Monday, September 5, 2011

Misfit

I'll start this off a bit educational, and it's gonna end... a bit educational. This post brought to you by: My Social Work: Human Behavior in the Social Environment class's assignment. So I have some vocab for y'all, and then a paper to read. Please write your name at the top right hand corner of your-- just kidding. ;)

misfit: A person whose behavior or attitude sets them apart from others

cohort: A group of persons who were born during the same time period and who experience particular social changes within a given culture in the same sequence and at the same age

transition: change in roles and statuses that represents a distinct departure from prior roles and statuses

trajectory: long-term pattern of stability and change, which usually involves multiple transitions

social age: age-graded roles and behaviors expected by society - in other words the socially constructed meaning or various ages.

Alright, those definitions are important.
I am a misfit.
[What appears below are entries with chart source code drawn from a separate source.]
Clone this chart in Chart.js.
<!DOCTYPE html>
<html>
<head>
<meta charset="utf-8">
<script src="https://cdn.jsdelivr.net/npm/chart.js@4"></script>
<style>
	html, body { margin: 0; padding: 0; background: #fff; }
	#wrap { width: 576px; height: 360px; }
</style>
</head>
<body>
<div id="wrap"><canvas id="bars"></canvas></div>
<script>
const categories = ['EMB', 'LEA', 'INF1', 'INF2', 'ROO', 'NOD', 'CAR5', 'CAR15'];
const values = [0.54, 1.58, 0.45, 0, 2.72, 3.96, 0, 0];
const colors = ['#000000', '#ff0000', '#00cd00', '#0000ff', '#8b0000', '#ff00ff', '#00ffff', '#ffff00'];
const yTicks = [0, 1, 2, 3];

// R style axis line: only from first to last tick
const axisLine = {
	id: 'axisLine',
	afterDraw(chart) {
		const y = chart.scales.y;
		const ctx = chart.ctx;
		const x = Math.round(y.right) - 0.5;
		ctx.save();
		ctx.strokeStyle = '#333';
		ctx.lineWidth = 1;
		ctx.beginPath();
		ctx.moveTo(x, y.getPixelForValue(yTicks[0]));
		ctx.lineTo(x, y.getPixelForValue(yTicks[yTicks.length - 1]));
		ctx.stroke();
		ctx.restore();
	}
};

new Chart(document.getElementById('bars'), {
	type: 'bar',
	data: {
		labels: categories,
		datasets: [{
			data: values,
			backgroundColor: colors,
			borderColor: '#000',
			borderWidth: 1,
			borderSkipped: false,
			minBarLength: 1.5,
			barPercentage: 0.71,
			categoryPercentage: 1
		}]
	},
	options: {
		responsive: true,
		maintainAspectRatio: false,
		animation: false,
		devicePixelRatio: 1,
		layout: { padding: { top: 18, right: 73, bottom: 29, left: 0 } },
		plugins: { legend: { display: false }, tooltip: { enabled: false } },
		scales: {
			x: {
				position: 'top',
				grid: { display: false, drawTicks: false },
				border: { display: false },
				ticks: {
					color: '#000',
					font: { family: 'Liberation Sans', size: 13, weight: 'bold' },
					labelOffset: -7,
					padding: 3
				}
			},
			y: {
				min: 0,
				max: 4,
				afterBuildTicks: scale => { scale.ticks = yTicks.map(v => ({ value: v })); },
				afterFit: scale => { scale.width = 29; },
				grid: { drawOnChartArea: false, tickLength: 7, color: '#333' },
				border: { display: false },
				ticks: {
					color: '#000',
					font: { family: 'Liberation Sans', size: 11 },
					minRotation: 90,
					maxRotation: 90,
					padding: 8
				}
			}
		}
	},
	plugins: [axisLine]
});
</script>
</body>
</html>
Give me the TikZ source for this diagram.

I always, jokingly, say I should have been 20 years old in 1950. Maybe that way I'd be married by this age. Maybe then I'd be wearing a dress every day. Maybe then people would respect the role of a man and a woman and their DIFFERENCE. Obviously, this isn't entirely a joke to me.
Now I didn't think I'd think of this while doing my homework. But my homework is all about the rest of those definitions and well, I had to write a (1 page) reaction paper to it. Well, I sure did.

The readings at the beginning of Chapter 1 that depict real life stories all tell how one person’s way of life and culture is not just made overnight. It is a result of generations’ efforts, tragedies, life choices, etc. After understanding this and proceeding to read the first few paragraphs of the text I started to realize just how this has played out in my own life and generation.
The section about cohorts uses the baby boomer population to illustrate. “They suggest that ‘boomers’ responded to the economic challenges of their demographic bubble by delaying or avoiding marriage, postponing childbearing, having fewer children, and increasing the presence of mothers in the labor force.” (Hutchison 12). This cohort had unique circumstances after World War II which to cope and manage they had to alter the way of life they had before.
Though the link between baby boomers and modern day feminists has been a long time coming and would require extensive explanation, I firmly believe there is one. I live during the third wave of feminists and among this group I have felt forced into a common trajectory. The understanding being anyone my age will graduate high school single, attend and graduate higher education, pursue a career, and, finally, marry and have children. I do not fit into this particular social age. I would prefer marriage before or during college that I may or may not attend, working as supplement, having children and then work in the home as a stay-at-home-mom. A title which I hate to utter due to such a negative connotation it has been given these days.
After years of coping and learning to be okay with this I have also started to learn how our culture got to be this way. Out of necessity people made distinct and drastic transitions. Time flies and not even a century later it’s a completely different environment. The cohort I was born into is not accepting of the trajectory I would design for myself. After reading this chapter I have realized how common, stressful and real this experience is.


Basically, thanks to the dang baby boomer era everything changed. Not one person's fault. But I am hanging on to the hope that one day people will remember how we were functioning back then and realize it's okay to do things old-fashioned every once in a while. Maybe when my daughter grows up history will have repeated itself and she won't be expected to know where she's attending college by time she is in 8th grade.
Yeah, I saw middle schoolers on a campus tour at CSUN. Ridiculous.